• TASK INSTRUCTIONS: Across the entries below, how many lines contain the word "this"? Give the number alone.

• Saved data entries:
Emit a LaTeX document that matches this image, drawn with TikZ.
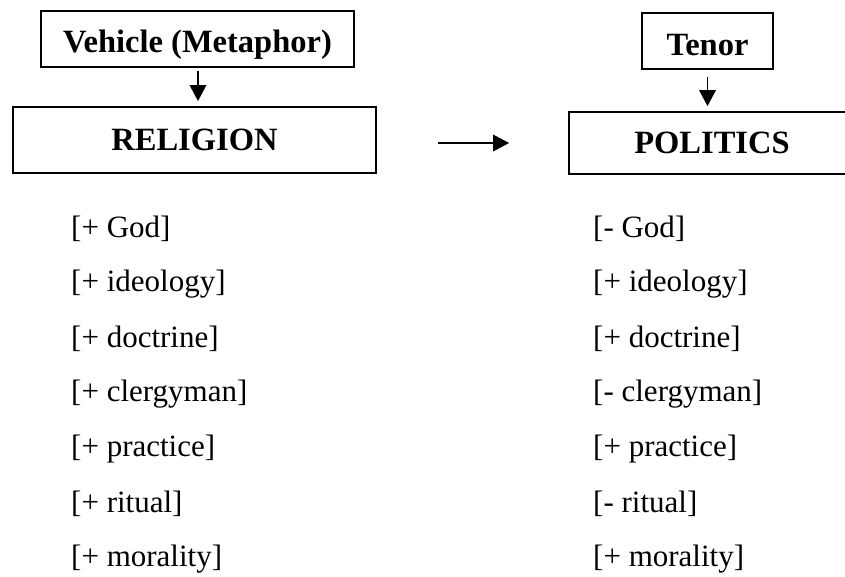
\documentclass[tikz,border=0pt]{standalone}
\usepackage{fontspec}
\setmainfont{Liberation Serif}
\usetikzlibrary{arrows.meta}
\begin{document}
\begin{tikzpicture}[x=1pt,y=-1pt,
  every node/.style={font=\fontsize{31}{37}\selectfont},
  box/.style={draw,line width=1.8pt,inner sep=0pt,text depth=0pt,text height=21.5pt,
    font=\fontsize{32.5}{38}\selectfont\bfseries},
  arr/.style={line width=1.8pt,-{Triangle[length=16pt,width=16.5pt]}},
  feat/.style={anchor=west,inner sep=0pt}]
\clip (0,0) rectangle (845,576);
% heading boxes
\node[box,minimum width=313pt,minimum height=56pt,text height=26pt] (veh) at (197.5,39) {Vehicle (Metaphor)};
\node[box,minimum width=363pt,minimum height=66pt] (rel) at (194.5,140) {RELIGION};
\node[box,minimum width=131pt,minimum height=56pt,text height=28pt] (ten) at (707.5,41) {Tenor};
\node[box,minimum width=286pt,minimum height=62pt] (pol) at (712,143) {POLITICS};
% connectors
\draw[arr,shorten <=3pt,shorten >=5pt] ([xshift=0.5pt]veh.south) -- ([xshift=0.5pt]veh.south |- rel.north);
\draw[arr,shorten <=7pt,shorten >=5pt] (ten.south) -- (ten.south |- pol.north);
\coordinate (mstart) at ([xshift=61pt]rel.east |- pol.west);
\coordinate (mend) at ([xshift=-59pt]pol.west);
\draw[arr] (mstart) -- (mend);
% feature lists
\foreach \f [count=\i from 0] in {{[+ God]},{[+ ideology]},{[+ doctrine]},{[+ clergyman]},{[+ practice]},{[+ ritual]},{[+ morality]}}
  \node[feat] (l\i) at (71,229+55*\i) {\f};
\foreach \f [count=\i from 0] in {{[- God]},{[+ ideology]},{[+ doctrine]},{[- clergyman]},{[+ practice]},{[- ritual]},{[+ morality]}}
  \node[feat] (r\i) at (593,229+55*\i) {\f};
\end{tikzpicture}
\end{document}
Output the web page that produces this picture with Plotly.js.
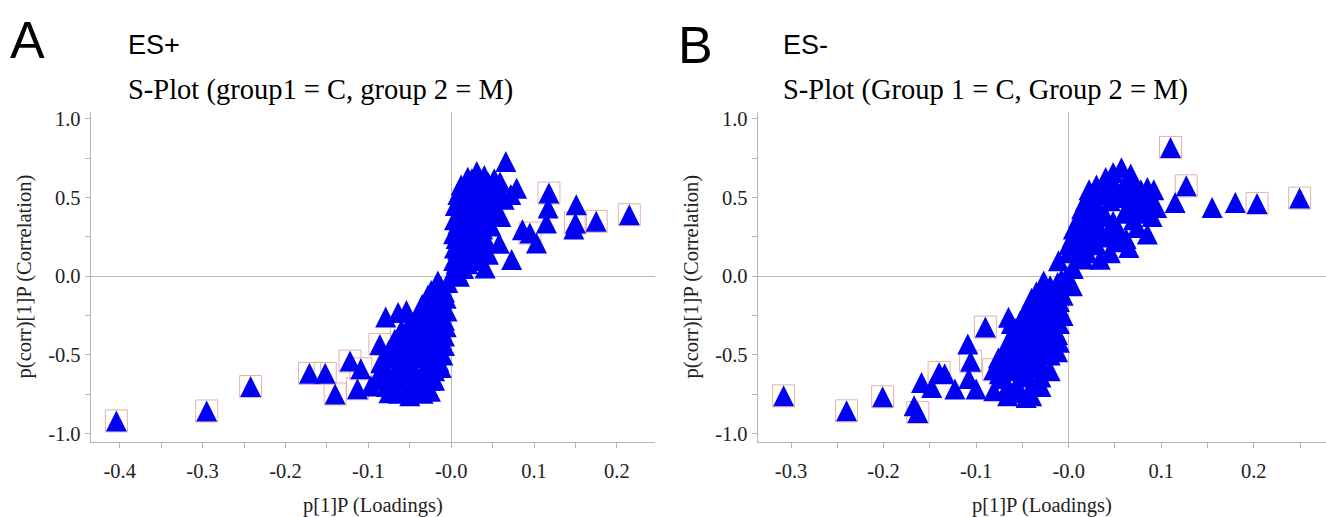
<!DOCTYPE html>
<html>
<head>
<meta charset="utf-8">
<script src="https://cdn.plot.ly/plotly-3.0.1.min.js"></script>
<style>html,body{margin:0;padding:0;background:#fff;}#chart{width:1326px;height:517px;}</style>
</head>
<body>
<div id="chart"></div>
<script>
// ---------- Panel A (ES+) ----------
const aX = [-0.404,-0.295,-0.242,-0.171,-0.152,-0.140,-0.122,-0.109,-0.113,-0.097,-0.086,-0.060,-0.079,-0.064,-0.054,
  -0.064,-0.034,-0.050,-0.078,-0.085,-0.080,-0.075,-0.068,-0.070,-0.058,-0.045,-0.030,-0.020,-0.065,-0.050,-0.035,-0.020,
  -0.055,-0.040,-0.025,-0.010,-0.060,-0.045,-0.030,-0.015,-0.050,-0.040,-0.025,-0.008,-0.045,-0.030,-0.018,-0.006,
  -0.040,-0.025,-0.012,-0.035,-0.022,-0.010,-0.030,-0.018,-0.006,-0.024,-0.012,-0.004,-0.016,
  -0.008,-0.020,-0.028,-0.012,-0.024,-0.035,-0.005,-0.016,-0.028,-0.040,-0.008,-0.030,-0.050,-0.060,-0.012,-0.036,-0.022,
  -0.055,-0.070,-0.035,-0.018,-0.008,-0.048,-0.062,-0.020,-0.035,-0.068,-0.050,-0.015,-0.030,-0.058,-0.042,-0.025,-0.012,
  -0.078,-0.062,-0.040,-0.025,-0.075,-0.050,-0.088,-0.085,
  0.004,0.010,0.006,0.012,0.008,0.015,0.006,0.013,0.008,0.016,0.010,0.018,0.012,0.020,0.017,0.025,0.031,0.028,0.035,
  0.030,0.025,0.022,0.020,0.028,0.032,0.040,0.045,0.045,0.038,0.052,0.055,0.048,0.042,0.036,0.041,0.058,0.060,0.064,
  0.059,0.066,0.079,0.072,0.073,
  0.003,0.004,0.003,0.004,0.005,0.008,0.012,0.020,0.015,0.020,0.025,0.018,0.028,0.035,0.026,0.038,0.020,0.032,0.048,
  0.018,0.025,0.040,0.052,0.022,0.042,0.058,0.030,0.048,0.035,0.052,0.040,0.012,0.012,0.027,0.033,0.045,
  0.118,0.117,0.115,0.151,0.150,0.148,0.175,0.215,0.086,0.095,0.103];
const aY = [-0.919,-0.856,-0.701,-0.617,-0.617,-0.748,-0.539,-0.588,-0.714,-0.697,-0.433,-0.351,-0.258,-0.230,-0.218,
  -0.744,-0.744,-0.730,-0.700,-0.600,-0.520,-0.470,-0.400,-0.660,-0.700,-0.680,-0.700,-0.660,-0.580,-0.600,-0.620,-0.600,
  -0.500,-0.520,-0.550,-0.500,-0.430,-0.440,-0.460,-0.430,-0.370,-0.390,-0.400,-0.380,-0.310,-0.330,-0.340,-0.320,
  -0.270,-0.260,-0.270,-0.210,-0.190,-0.200,-0.150,-0.130,-0.140,-0.090,-0.070,-0.040,-0.030,
  -0.100,-0.110,-0.120,-0.160,-0.160,-0.180,-0.220,-0.230,-0.230,-0.240,-0.280,-0.290,-0.300,-0.340,-0.310,-0.360,-0.370,
  -0.400,-0.430,-0.420,-0.400,-0.440,-0.470,-0.480,-0.480,-0.500,-0.520,-0.540,-0.540,-0.580,-0.620,-0.640,-0.660,-0.580,
  -0.600,-0.680,-0.720,-0.730,-0.740,-0.760,-0.660,-0.550,
  0.030,0.000,0.080,0.120,0.170,0.200,0.240,0.280,0.330,0.370,0.420,0.460,0.500,0.540,0.580,0.620,0.666,0.520,0.480,
  0.400,0.330,0.250,0.160,0.100,0.280,0.360,0.450,0.594,0.550,0.520,0.420,0.320,0.230,0.160,0.053,0.210,0.380,0.490,
  0.600,0.729,0.560,0.520,0.106,
  0.100,0.180,0.270,0.360,0.450,0.520,0.580,0.630,0.050,0.080,0.140,0.220,0.190,0.220,0.290,0.300,0.340,0.350,0.390,
  0.410,0.440,0.420,0.460,0.490,0.500,0.540,0.560,0.560,0.600,0.620,0.640,0.350,0.460,0.400,0.120,0.140,
  0.529,0.434,0.339,0.455,0.339,0.300,0.349,0.391,0.296,0.275,0.212];
const aBoxed = aX.map((_, i) => 0);
[0,1,2,3,4,5,6,7,8,10,11].forEach(i => aBoxed[i] = 1);
const aBoxedRight = [1,0,0,0,1,0,1,1,0,1,0];
aBoxedRight.forEach((f, k) => aBoxed[aX.length - aBoxedRight.length + k] = f);

// ---------- Panel B (ES-) ----------
const bX = [-0.308,-0.240,-0.201,-0.167,-0.163,-0.159,-0.148,-0.140,-0.134,-0.123,-0.109,-0.106,-0.108,-0.100,-0.090,-0.081,-0.081,-0.065,
  -0.066,-0.046,-0.070,-0.055,-0.040,-0.074,-0.060,-0.045,-0.030,-0.070,-0.058,-0.045,-0.030,-0.020,-0.064,-0.050,-0.036,-0.022,
  -0.058,-0.045,-0.030,-0.012,-0.052,-0.040,-0.025,-0.010,-0.044,-0.032,-0.018,-0.006,-0.040,-0.028,-0.014,-0.030,-0.018,-0.006,
  -0.027,-0.012,0.004,-0.002,
  -0.008,-0.020,-0.035,-0.010,-0.024,-0.036,-0.022,-0.048,-0.030,-0.015,-0.062,-0.040,-0.020,-0.052,-0.040,-0.025,-0.010,
  -0.060,-0.045,-0.028,-0.012,-0.062,-0.036,-0.020,-0.052,-0.066,-0.030,-0.056,-0.040,-0.075,-0.076,
  -0.011,0.005,0.016,0.000,0.034,0.010,0.004,0.020,0.005,0.018,0.011,0.025,0.018,0.014,0.030,0.022,0.035,0.040,0.045,0.040,
  0.035,0.050,0.057,0.067,0.060,0.055,0.065,0.085,0.092,0.095,0.085,0.074,0.085,0.065,0.050,0.075,
  0.000,0.008,0.012,0.020,0.025,0.030,0.045,0.048,0.052,0.062,0.070,0.078,0.082,0.072,0.060,0.070,0.055,0.062,0.042,0.028,
  0.030,0.020,0.010,0.045,0.035,0.048,0.088,0.078,0.090,0.040,0.015,0.065,
  0.110,0.127,0.115,0.155,0.180,0.2035,0.2495];
const bY = [-0.760,-0.855,-0.766,-0.823,-0.866,-0.675,-0.707,-0.611,-0.620,-0.717,-0.431,-0.540,-0.650,-0.717,-0.323,-0.594,-0.728,-0.260,
  -0.760,-0.770,-0.650,-0.700,-0.700,-0.560,-0.600,-0.620,-0.640,-0.480,-0.520,-0.540,-0.560,-0.500,-0.400,-0.430,-0.460,-0.440,
  -0.330,-0.350,-0.380,-0.370,-0.280,-0.290,-0.310,-0.300,-0.200,-0.220,-0.240,-0.250,-0.140,-0.160,-0.180,-0.080,-0.100,-0.120,
  -0.030,-0.040,-0.060,0.000,
  -0.020,-0.060,-0.100,-0.160,-0.130,-0.180,-0.200,-0.240,-0.260,-0.280,-0.300,-0.320,-0.340,-0.380,-0.400,-0.410,-0.420,
  -0.450,-0.480,-0.500,-0.480,-0.540,-0.580,-0.600,-0.640,-0.700,-0.700,-0.740,-0.760,-0.620,-0.520,
  0.099,0.050,0.110,0.150,0.109,0.200,0.250,0.220,0.300,0.300,0.374,0.360,0.480,0.430,0.440,0.550,0.520,0.628,0.480,0.380,
  0.280,0.320,0.690,0.650,0.580,0.500,0.440,0.565,0.550,0.437,0.406,0.310,0.268,0.183,0.220,0.500,
  0.200,0.260,0.330,0.400,0.470,0.580,0.600,0.660,0.550,0.530,0.580,0.550,0.480,0.450,0.400,0.360,0.280,0.240,0.250,0.300,
  0.200,0.150,0.120,0.150,0.400,0.350,0.500,0.400,0.380,0.520,0.280,0.620,
  0.819,0.575,0.469,0.437,0.469,0.463,0.497];
const bBoxed = bX.map((_, i) => 0);
[0,1,2,4,7,11,14,15].forEach(i => bBoxed[i] = 1);
const bBoxedRight = [1,1,0,0,0,1,1];
bBoxedRight.forEach((f, k) => bBoxed[bX.length - bBoxedRight.length + k] = f);

// tick labels
const xTicksA = [-0.4,-0.3,-0.2,-0.1,0,0.1,0.2];
const xTickTextA = ['-0.4','-0.3','-0.2','-0.1','-0.0','0.1','0.2'];
const xTicksB = [-0.3,-0.2,-0.1,0,0.1,0.2];
const xTickTextB = ['-0.3','-0.2','-0.1','-0.0','0.1','0.2'];
const yTicks = [-1.0,-0.5,0,0.5,1.0];
const yTickText = ['-1.0','-0.5','0.0','0.5','1.0'];

const W = 1326, H = 517;
const px = v => v / W;
const py = v => (H - v) / H;

const BLUE = 'rgb(0,0,242)';
const BOXC = 'rgba(222,170,160,0.9)';
const TRI = 21;

function pick(arr, flags){ return arr.filter((_, i) => flags[i] === 1); }

function triTrace(x, y, xa, ya){
  return {x, y, xaxis: xa, yaxis: ya, type:'scatter', mode:'markers', hoverinfo:'x+y', showlegend:false,
    marker:{symbol:'arrow-down', angle:180, standoff:TRI/2, size:TRI, color:BLUE, line:{width:0}}};
}
function boxTrace(x, y, xa, ya){
  return {x, y, xaxis: xa, yaxis: ya, type:'scatter', mode:'markers', hoverinfo:'skip', showlegend:false,
    marker:{symbol:'square-open', size:22, color:BOXC, line:{width:1, color:BOXC}}};
}

const data = [
  boxTrace(pick(aX, aBoxed), pick(aY, aBoxed), 'x', 'y'),
  triTrace(aX, aY, 'x', 'y'),
  boxTrace(pick(bX, bBoxed), pick(bY, bBoxed), 'x2', 'y2'),
  triTrace(bX, bY, 'x2', 'y2')
];

const AX = '#b4b4b4';
const SERIF = 'Liberation Serif, Times New Roman, serif';
const tickFont = {family: SERIF, size: 20.5, color: '#222'};
const titleFont = {family: SERIF, size: 20.5, color: '#222'};

function xAxis(domain, range, tv, tt){
  return {domain, range, showgrid:false, zeroline:true, zerolinecolor:'#b8b8b8', zerolinewidth:1,
    showline:true, linecolor:AX, linewidth:1, ticks:'outside', ticklen:5, tickcolor:AX, tickwidth:1,
    tickmode:'array', tickvals:tv, ticktext:tt, tickfont:tickFont, ticklabelstandoff:6,
    minor:{tickmode:'linear', tick0:0, dtick:0.05, ticks:'outside', ticklen:5, tickcolor:AX, showgrid:false},
    title:{text:'p[1]P (Loadings)', font:titleFont, standoff:18}, automargin:false, fixedrange:true};
}
function yAxis(domain, range, anchor){
  return {domain, range, anchor, showgrid:false, zeroline:true, zerolinecolor:'#b8b8b8', zerolinewidth:1,
    showline:true, linecolor:AX, linewidth:1, ticks:'outside', ticklen:5, tickcolor:AX, tickwidth:1,
    tickmode:'array', tickvals:yTicks, ticktext:yTickText, tickfont:tickFont,
    minor:{tickmode:'linear', tick0:0, dtick:0.25, ticks:'outside', ticklen:5, tickcolor:AX, showgrid:false},
    title:{text:'p(corr)[1]P (Correlation)', font:titleFont, standoff:10}, automargin:false, fixedrange:true};
}

const yDom = [py(441.5), py(111.7)];

const layout = {
  width: W, height: H,
  margin:{l:0, r:0, t:0, b:0, pad:0},
  paper_bgcolor:'#fff', plot_bgcolor:'#fff',
  showlegend:false,
  xaxis: Object.assign(xAxis([px(90.7), px(655)], [-0.435, 0.246], xTicksA, xTickTextA), {anchor:'y'}),
  yaxis: yAxis(yDom, [-1.05, 1.046], 'x'),
  xaxis2: Object.assign(xAxis([px(757.7), 1.0], [-0.336, 0.278], xTicksB, xTickTextB), {anchor:'y2'}),
  yaxis2: yAxis(yDom, [-1.05, 1.046], 'x2'),
  annotations: [
    {text:'A', xref:'paper', yref:'paper', x:px(8), y:py(40), xanchor:'left', yanchor:'middle', showarrow:false,
     font:{family:'Liberation Sans, Arial, sans-serif', size:52, color:'#000'}},
    {text:'B', xref:'paper', yref:'paper', x:px(676), y:py(45), xanchor:'left', yanchor:'middle', showarrow:false,
     font:{family:'Liberation Sans, Arial, sans-serif', size:52, color:'#000'}},
    {text:'ES+', xref:'paper', yref:'paper', x:px(126), y:py(45), xanchor:'left', yanchor:'middle', showarrow:false,
     font:{family:'Liberation Sans, Arial, sans-serif', size:27, color:'#000'}},
    {text:'ES-', xref:'paper', yref:'paper', x:px(781), y:py(45), xanchor:'left', yanchor:'middle', showarrow:false,
     font:{family:'Liberation Sans, Arial, sans-serif', size:27, color:'#000'}},
    {text:'S-Plot (group1 = C, group 2 = M)', xref:'paper', yref:'paper', x:px(126), y:py(90), xanchor:'left', yanchor:'middle', showarrow:false,
     font:{family:SERIF, size:28.5, color:'#000'}},
    {text:'S-Plot (Group 1 = C, Group 2 = M)', xref:'paper', yref:'paper', x:px(781), y:py(90), xanchor:'left', yanchor:'middle', showarrow:false,
     font:{family:SERIF, size:28.5, color:'#000'}}
  ]
};

Plotly.newPlot('chart', data, layout, {staticPlot:false, displayModeBar:false, responsive:false});
</script>
</body>
</html>
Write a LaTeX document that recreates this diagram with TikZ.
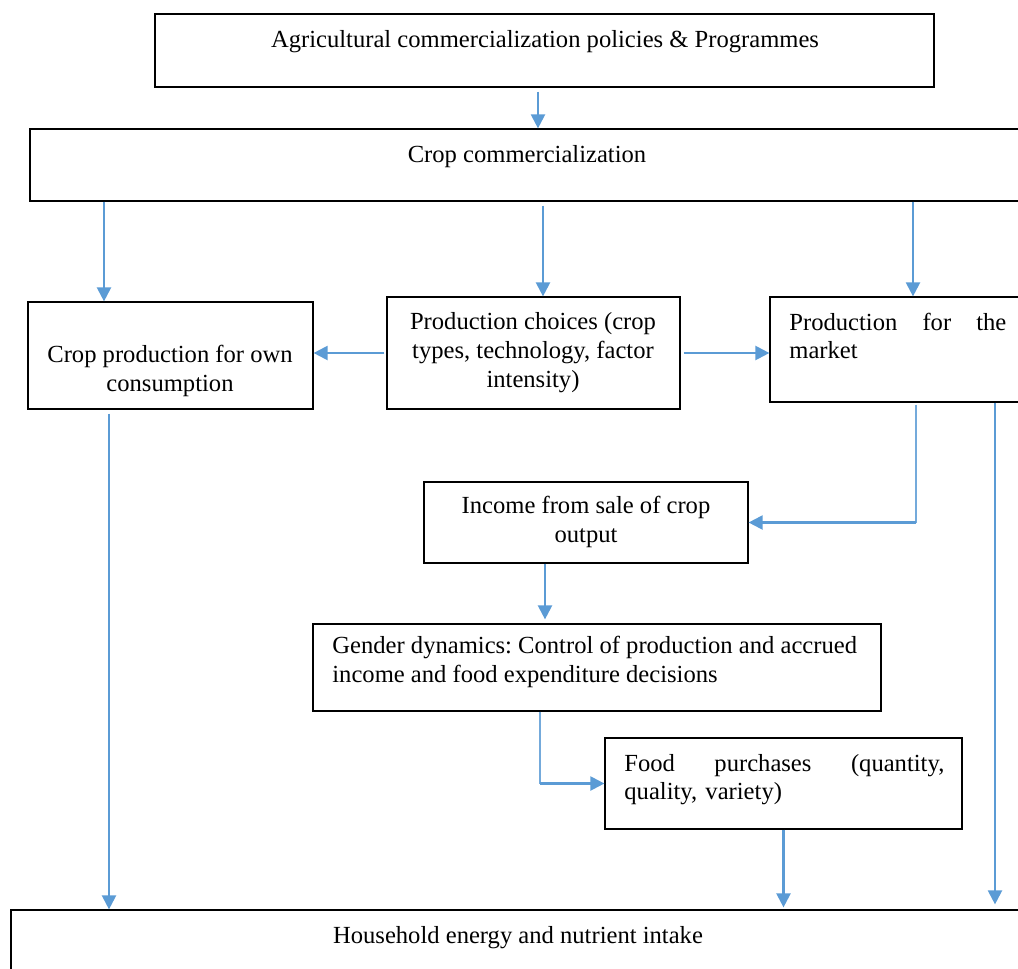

• EXERCISE OUTPUT: 3